**JOB**
Transcribe the material verbatim in full; the pictures do not belong in the copy.

**SOURCE EXCERPT**
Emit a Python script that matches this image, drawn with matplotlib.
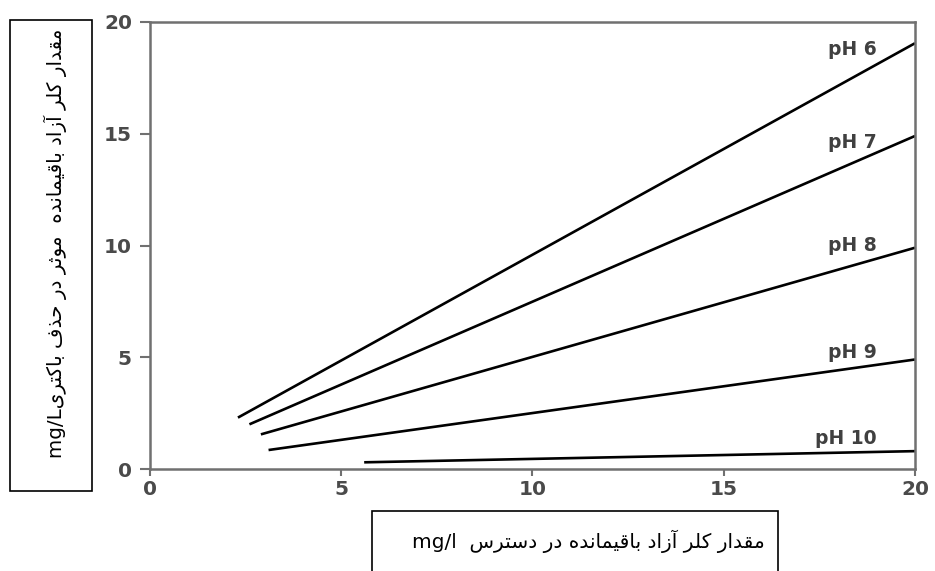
import matplotlib
matplotlib.use("Agg")
import matplotlib.pyplot as plt
from matplotlib.patches import Rectangle

# data
ph_labels = ["pH 6", "pH 7", "pH 8", "pH 9", "pH 10"]
x_start = [2.3, 2.6, 2.9, 3.1, 5.6]
y_start = [2.3, 2.0, 1.55, 0.85, 0.3]
x_end = [20, 20, 20, 20, 20]
y_end = [19.05, 14.9, 9.9, 4.9, 0.8]
ticks = [0, 5, 10, 15, 20]

ylabel_fa = "مقدار کلر آزاد باقیمانده  موثر در حذف باکتری"
ylabel_unit = "mg/L"
xlabel_fa = "مقدار کلر آزاد باقیمانده در دسترس"
xlabel_unit = "mg/l"

# minimal Persian shaping (matplotlib has no bidi / joining)
# letter: (isolated, final, initial, medial)
FORMS = {
    "ا": ("\uFE8D", "\uFE8E", None, None),
    "آ": ("\uFE81", "\uFE82", None, None),
    "ب": ("\uFE8F", "\uFE90", "\uFE91", "\uFE92"),
    "ت": ("\uFE95", "\uFE96", "\uFE97", "\uFE98"),
    "ث": ("\uFE99", "\uFE9A", "\uFE9B", "\uFE9C"),
    "ح": ("\uFEA1", "\uFEA2", "\uFEA3", "\uFEA4"),
    "د": ("\uFEA9", "\uFEAA", None, None),
    "ذ": ("\uFEAB", "\uFEAC", None, None),
    "ر": ("\uFEAD", "\uFEAE", None, None),
    "ز": ("\uFEAF", "\uFEB0", None, None),
    "س": ("\uFEB1", "\uFEB2", "\uFEB3", "\uFEB4"),
    "ف": ("\uFED1", "\uFED2", "\uFED3", "\uFED4"),
    "ق": ("\uFED5", "\uFED6", "\uFED7", "\uFED8"),
    "ک": ("\uFB8E", "\uFB8F", "\uFB90", "\uFB91"),
    "ل": ("\uFEDD", "\uFEDE", "\uFEDF", "\uFEE0"),
    "م": ("\uFEE1", "\uFEE2", "\uFEE3", "\uFEE4"),
    "ن": ("\uFEE5", "\uFEE6", "\uFEE7", "\uFEE8"),
    "ه": ("\uFEE9", "\uFEEA", "\uFEEB", "\uFEEC"),
    "و": ("\uFEED", "\uFEEE", None, None),
    "ی": ("\uFBFC", "\uFBFD", "\uFBFE", "\uFBFF"),
}


def shape_fa(s):
    out = []
    for i, ch in enumerate(s):
        if ch not in FORMS:
            out.append(ch)
            continue
        prev = s[i - 1] if i > 0 else ""
        nxt = s[i + 1] if i + 1 < len(s) else ""
        join_prev = prev in FORMS and FORMS[prev][2] is not None
        join_next = FORMS[ch][2] is not None and nxt in FORMS
        iso, fin, ini, med = FORMS[ch]
        if join_prev and join_next:
            out.append(med)
        elif join_prev:
            out.append(fin)
        elif join_next:
            out.append(ini)
        else:
            out.append(iso)
    return "".join(out)[::-1]


fig = plt.figure(figsize=(9.35, 5.71), dpi=100)
ax = fig.add_axes([0.1604, 0.1786, 0.8182, 0.7829])

for xs, ys, xe, ye in zip(x_start, y_start, x_end, y_end):
    ax.plot([xs, xe], [ys, ye], color="black", lw=1.9, solid_capstyle="butt")

label_y = [18.75, 14.6, 9.98, 5.2, 1.38]
for lab, ly in zip(ph_labels, label_y):
    ax.text(19.0, ly, lab, ha="right", va="center", fontsize=13.5,
            fontweight="bold", color="#404040")

ax.set_xlim(0, 20)
ax.set_ylim(0, 20)
ax.set_xticks(ticks)
ax.set_yticks(ticks)
for sp in ax.spines.values():
    sp.set_color("#707070")
    sp.set_linewidth(1.8)
ax.tick_params(axis="both", direction="out", color="#707070", width=1.5,
               labelsize=14.5, labelcolor="#4a4a4a")
for lbl in ax.get_xticklabels() + ax.get_yticklabels():
    lbl.set_fontweight("bold")
ax.tick_params(axis="y", length=7, pad=6)
ax.tick_params(axis="x", length=5, pad=3)

# y label box
fig.patches.append(Rectangle((10 / 935, 1 - 491 / 571), 82 / 935, 471 / 571,
                             transform=fig.transFigure, fill=False,
                             edgecolor="black", lw=1.2))
fig.text(55 / 935, 1 - 243 / 571, ylabel_unit + shape_fa(ylabel_fa),
         rotation=90, ha="center", va="center", fontsize=14.3,
         family="DejaVu Sans", color="black")

# x label box, open at the bottom edge of the picture
fig.patches.append(Rectangle((372 / 935, -0.05), 406 / 935, 0.05 + 60 / 571,
                             transform=fig.transFigure, fill=False,
                             edgecolor="black", lw=1.2))
fig.text(765 / 935, 1 - 541 / 571, xlabel_unit + "  " + shape_fa(xlabel_fa),
         ha="right", va="center", fontsize=14.5, family="DejaVu Sans",
         color="black")

fig.savefig("out.png", dpi=100)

**ANSWER TO THE PROBLEM**
Emit a Python script that matches this image, drawn with matplotlib.
import matplotlib
matplotlib.use("Agg")
import matplotlib.pyplot as plt
from matplotlib.patches import Rectangle

# data
ph_labels = ["pH 6", "pH 7", "pH 8", "pH 9", "pH 10"]
x_start = [2.3, 2.6, 2.9, 3.1, 5.6]
y_start = [2.3, 2.0, 1.55, 0.85, 0.3]
x_end = [20, 20, 20, 20, 20]
y_end = [19.05, 14.9, 9.9, 4.9, 0.8]
ticks = [0, 5, 10, 15, 20]

ylabel_fa = "مقدار کلر آزاد باقیمانده  موثر در حذف باکتری"
ylabel_unit = "mg/L"
xlabel_fa = "مقدار کلر آزاد باقیمانده در دسترس"
xlabel_unit = "mg/l"

# minimal Persian shaping (matplotlib has no bidi / joining)
# letter: (isolated, final, initial, medial)
FORMS = {
    "ا": ("\uFE8D", "\uFE8E", None, None),
    "آ": ("\uFE81", "\uFE82", None, None),
    "ب": ("\uFE8F", "\uFE90", "\uFE91", "\uFE92"),
    "ت": ("\uFE95", "\uFE96", "\uFE97", "\uFE98"),
    "ث": ("\uFE99", "\uFE9A", "\uFE9B", "\uFE9C"),
    "ح": ("\uFEA1", "\uFEA2", "\uFEA3", "\uFEA4"),
    "د": ("\uFEA9", "\uFEAA", None, None),
    "ذ": ("\uFEAB", "\uFEAC", None, None),
    "ر": ("\uFEAD", "\uFEAE", None, None),
    "ز": ("\uFEAF", "\uFEB0", None, None),
    "س": ("\uFEB1", "\uFEB2", "\uFEB3", "\uFEB4"),
    "ف": ("\uFED1", "\uFED2", "\uFED3", "\uFED4"),
    "ق": ("\uFED5", "\uFED6", "\uFED7", "\uFED8"),
    "ک": ("\uFB8E", "\uFB8F", "\uFB90", "\uFB91"),
    "ل": ("\uFEDD", "\uFEDE", "\uFEDF", "\uFEE0"),
    "م": ("\uFEE1", "\uFEE2", "\uFEE3", "\uFEE4"),
    "ن": ("\uFEE5", "\uFEE6", "\uFEE7", "\uFEE8"),
    "ه": ("\uFEE9", "\uFEEA", "\uFEEB", "\uFEEC"),
    "و": ("\uFEED", "\uFEEE", None, None),
    "ی": ("\uFBFC", "\uFBFD", "\uFBFE", "\uFBFF"),
}


def shape_fa(s):
    out = []
    for i, ch in enumerate(s):
        if ch not in FORMS:
            out.append(ch)
            continue
        prev = s[i - 1] if i > 0 else ""
        nxt = s[i + 1] if i + 1 < len(s) else ""
        join_prev = prev in FORMS and FORMS[prev][2] is not None
        join_next = FORMS[ch][2] is not None and nxt in FORMS
        iso, fin, ini, med = FORMS[ch]
        if join_prev and join_next:
            out.append(med)
        elif join_prev:
            out.append(fin)
        elif join_next:
            out.append(ini)
        else:
            out.append(iso)
    return "".join(out)[::-1]


fig = plt.figure(figsize=(9.35, 5.71), dpi=100)
ax = fig.add_axes([0.1604, 0.1786, 0.8182, 0.7829])

for xs, ys, xe, ye in zip(x_start, y_start, x_end, y_end):
    ax.plot([xs, xe], [ys, ye], color="black", lw=1.9, solid_capstyle="butt")

label_y = [18.75, 14.6, 9.98, 5.2, 1.38]
for lab, ly in zip(ph_labels, label_y):
    ax.text(19.0, ly, lab, ha="right", va="center", fontsize=13.5,
            fontweight="bold", color="#404040")

ax.set_xlim(0, 20)
ax.set_ylim(0, 20)
ax.set_xticks(ticks)
ax.set_yticks(ticks)
for sp in ax.spines.values():
    sp.set_color("#707070")
    sp.set_linewidth(1.8)
ax.tick_params(axis="both", direction="out", color="#707070", width=1.5,
               labelsize=14.5, labelcolor="#4a4a4a")
for lbl in ax.get_xticklabels() + ax.get_yticklabels():
    lbl.set_fontweight("bold")
ax.tick_params(axis="y", length=7, pad=6)
ax.tick_params(axis="x", length=5, pad=3)

# y label box
fig.patches.append(Rectangle((10 / 935, 1 - 491 / 571), 82 / 935, 471 / 571,
                             transform=fig.transFigure, fill=False,
                             edgecolor="black", lw=1.2))
fig.text(55 / 935, 1 - 243 / 571, ylabel_unit + shape_fa(ylabel_fa),
         rotation=90, ha="center", va="center", fontsize=14.3,
         family="DejaVu Sans", color="black")

# x label box, open at the bottom edge of the picture
fig.patches.append(Rectangle((372 / 935, -0.05), 406 / 935, 0.05 + 60 / 571,
                             transform=fig.transFigure, fill=False,
                             edgecolor="black", lw=1.2))
fig.text(765 / 935, 1 - 541 / 571, xlabel_unit + "  " + shape_fa(xlabel_fa),
         ha="right", va="center", fontsize=14.5, family="DejaVu Sans",
         color="black")

fig.savefig("out.png", dpi=100)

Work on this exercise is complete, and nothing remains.